> **AIM OF THE EXERCISE**: Without the pictures, can you quote each line below exactly?

> **DATASET EXTRACT**:
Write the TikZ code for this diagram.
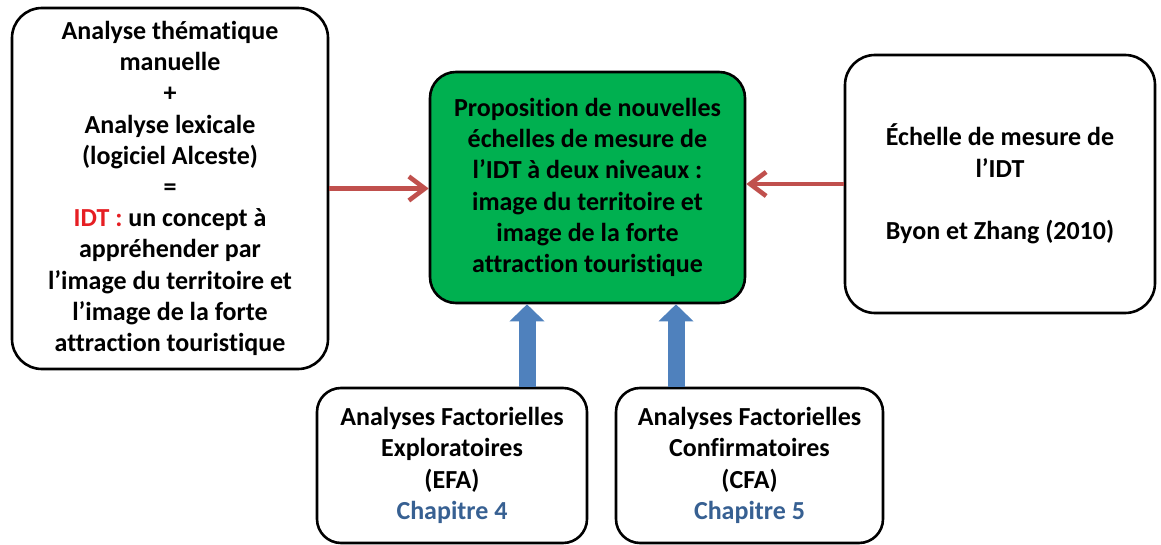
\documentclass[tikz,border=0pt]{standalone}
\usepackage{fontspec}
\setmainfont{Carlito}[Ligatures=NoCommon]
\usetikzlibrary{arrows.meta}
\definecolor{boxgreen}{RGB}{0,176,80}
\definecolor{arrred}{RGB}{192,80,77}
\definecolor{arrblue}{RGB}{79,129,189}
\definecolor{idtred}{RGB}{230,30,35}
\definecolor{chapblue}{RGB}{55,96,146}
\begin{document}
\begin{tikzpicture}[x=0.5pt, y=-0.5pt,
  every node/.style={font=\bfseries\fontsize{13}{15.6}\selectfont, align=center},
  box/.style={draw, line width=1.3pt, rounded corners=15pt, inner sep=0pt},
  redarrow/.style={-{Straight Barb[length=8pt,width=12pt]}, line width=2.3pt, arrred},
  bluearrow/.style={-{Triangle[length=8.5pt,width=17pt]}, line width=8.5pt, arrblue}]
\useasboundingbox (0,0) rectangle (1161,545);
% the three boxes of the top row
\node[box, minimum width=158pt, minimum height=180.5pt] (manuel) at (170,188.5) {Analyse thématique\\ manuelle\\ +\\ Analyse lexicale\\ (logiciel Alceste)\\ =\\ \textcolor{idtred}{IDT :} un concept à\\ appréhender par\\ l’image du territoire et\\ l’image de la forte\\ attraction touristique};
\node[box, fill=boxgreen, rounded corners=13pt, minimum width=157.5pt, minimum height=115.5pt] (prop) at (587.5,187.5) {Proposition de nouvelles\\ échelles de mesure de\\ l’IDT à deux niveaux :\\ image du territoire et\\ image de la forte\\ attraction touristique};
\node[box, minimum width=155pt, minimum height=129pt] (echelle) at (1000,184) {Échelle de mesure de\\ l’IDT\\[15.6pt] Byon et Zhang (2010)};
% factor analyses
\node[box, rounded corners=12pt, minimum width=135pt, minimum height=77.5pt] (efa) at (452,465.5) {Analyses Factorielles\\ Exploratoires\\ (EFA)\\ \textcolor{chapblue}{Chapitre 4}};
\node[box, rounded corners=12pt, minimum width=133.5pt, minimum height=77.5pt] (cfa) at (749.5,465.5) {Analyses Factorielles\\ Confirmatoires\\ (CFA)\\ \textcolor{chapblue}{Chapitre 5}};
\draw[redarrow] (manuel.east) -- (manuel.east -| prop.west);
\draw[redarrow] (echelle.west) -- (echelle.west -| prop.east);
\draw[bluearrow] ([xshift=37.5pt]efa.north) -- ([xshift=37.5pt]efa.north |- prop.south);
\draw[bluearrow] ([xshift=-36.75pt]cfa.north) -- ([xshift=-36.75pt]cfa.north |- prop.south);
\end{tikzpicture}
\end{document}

> **ANSWER FOR THE TASK**:
Write the TikZ code for this diagram.
\documentclass[tikz,border=0pt]{standalone}
\usepackage{fontspec}
\setmainfont{Carlito}[Ligatures=NoCommon]
\usetikzlibrary{arrows.meta}
\definecolor{boxgreen}{RGB}{0,176,80}
\definecolor{arrred}{RGB}{192,80,77}
\definecolor{arrblue}{RGB}{79,129,189}
\definecolor{idtred}{RGB}{230,30,35}
\definecolor{chapblue}{RGB}{55,96,146}
\begin{document}
\begin{tikzpicture}[x=0.5pt, y=-0.5pt,
  every node/.style={font=\bfseries\fontsize{13}{15.6}\selectfont, align=center},
  box/.style={draw, line width=1.3pt, rounded corners=15pt, inner sep=0pt},
  redarrow/.style={-{Straight Barb[length=8pt,width=12pt]}, line width=2.3pt, arrred},
  bluearrow/.style={-{Triangle[length=8.5pt,width=17pt]}, line width=8.5pt, arrblue}]
\useasboundingbox (0,0) rectangle (1161,545);
% the three boxes of the top row
\node[box, minimum width=158pt, minimum height=180.5pt] (manuel) at (170,188.5) {Analyse thématique\\ manuelle\\ +\\ Analyse lexicale\\ (logiciel Alceste)\\ =\\ \textcolor{idtred}{IDT :} un concept à\\ appréhender par\\ l’image du territoire et\\ l’image de la forte\\ attraction touristique};
\node[box, fill=boxgreen, rounded corners=13pt, minimum width=157.5pt, minimum height=115.5pt] (prop) at (587.5,187.5) {Proposition de nouvelles\\ échelles de mesure de\\ l’IDT à deux niveaux :\\ image du territoire et\\ image de la forte\\ attraction touristique};
\node[box, minimum width=155pt, minimum height=129pt] (echelle) at (1000,184) {Échelle de mesure de\\ l’IDT\\[15.6pt] Byon et Zhang (2010)};
% factor analyses
\node[box, rounded corners=12pt, minimum width=135pt, minimum height=77.5pt] (efa) at (452,465.5) {Analyses Factorielles\\ Exploratoires\\ (EFA)\\ \textcolor{chapblue}{Chapitre 4}};
\node[box, rounded corners=12pt, minimum width=133.5pt, minimum height=77.5pt] (cfa) at (749.5,465.5) {Analyses Factorielles\\ Confirmatoires\\ (CFA)\\ \textcolor{chapblue}{Chapitre 5}};
\draw[redarrow] (manuel.east) -- (manuel.east -| prop.west);
\draw[redarrow] (echelle.west) -- (echelle.west -| prop.east);
\draw[bluearrow] ([xshift=37.5pt]efa.north) -- ([xshift=37.5pt]efa.north |- prop.south);
\draw[bluearrow] ([xshift=-36.75pt]cfa.north) -- ([xshift=-36.75pt]cfa.north |- prop.south);
\end{tikzpicture}
\end{document}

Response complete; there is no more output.